Monday, 3 May 2010

STEINBERG'S CLOUDS



The great Saul Steinberg never learned to paint clouds.

Compare Steinberg to English landscape painter John Constable, who became famous for painting clouds using techniques he developed through careful research. Constable's approach was based on his philosophy, "you only see something truly when you understand it."

Perhaps Steinberg smiled in doubt at Constable's notion that we can ever "truly" understand clouds. An artist with boundless curiosity, Steinberg worked in a state of perpetual inquiry and never found a formula for clouds that satisfied him for long:


All images © The Saul Steinberg Foundation/Artists Rights Society (ARS), NY









Most artists refine their techniques over their careers, eventually settling on an approach that satisfies them. For example, Rubens gradually developed his distinctive treatment of human flesh until he settled on his mature style. Winslow Homer slowly mastered his famous approach to painting water. Georgia O'Keefe improved her method of painting flowers, each stage building on the last, until she arrived at the approach for which she is known today. But Steinberg's mind was too restless to linger over polishing his technique. Concepts interested him more than implementation, and he refined his technique just far enough to diagram those concepts.

Look at his wild, anarchistic variety of clouds.  Each picture views clouds with new eyes:

















At an age when other artists worked hard to discipline their perceptions of the physical world, Steinberg's perceptions snuck out the back door to elope with his conceptions. You see the fruits of their marriage all over these pictures.
 


How can we take Steinberg seriously when his pictures all look so playful?
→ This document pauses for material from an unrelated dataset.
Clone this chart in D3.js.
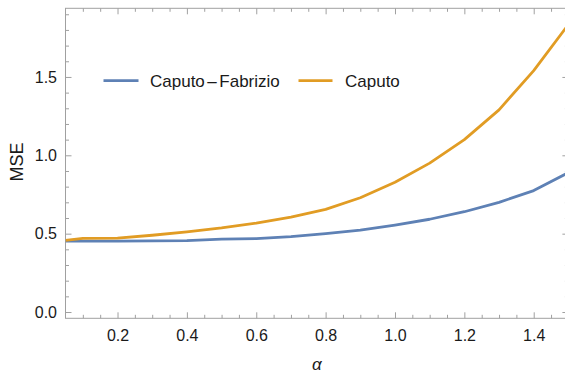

Nobel laureate Czeslaw Milosz imagined the wild fun at the beginning of the universe when the gods began creating something from nothing. Milosz asks us to envision the hilarity when the celestial "Board of Projects" invented such things as hedgehogs:
Celestials at the Board of Projects burst into laughter,
For one of them has designed a hedgehog,
Another, not to be left behind, a soprano....

It is superb fun in the ocean of seething energy...
Buckets of protocolors gurgle, protobrushes labor,
A mighty whirl of almost galaxies beyond nearly windows
And pure radiance that has never experienced clouds.
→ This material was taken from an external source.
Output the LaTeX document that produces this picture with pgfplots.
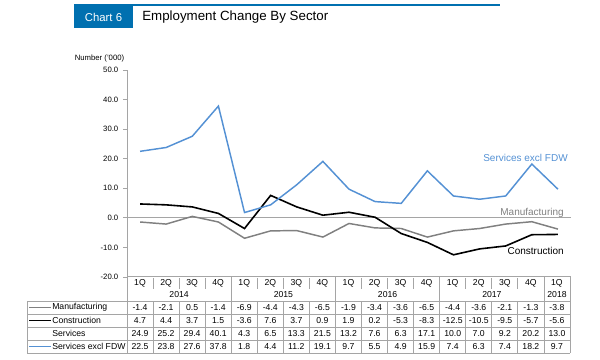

They blow conchs, somersault in protospace....
The earth is practically ready...and every single creature
Waits for its name....

To invent length, width, height,
Two times two and force of gravity
Would be quite enough, but on top of it panties
With lace, a hippopotamus, the beak of a toucan,
A chastity belt with its terrible teeth,
A hammerhead shark, a visored helmet,
Plus time, that is, a division into was and will be.

Gloria, gloria sing objects called to being.
Hearing them, Mozart sits down at the pianoforte
And composes music that has been ready
Before he himself was born in Salzburg.
I tell you friends, when Steinberg calls clouds into being it's a goddamn exhilarating thing.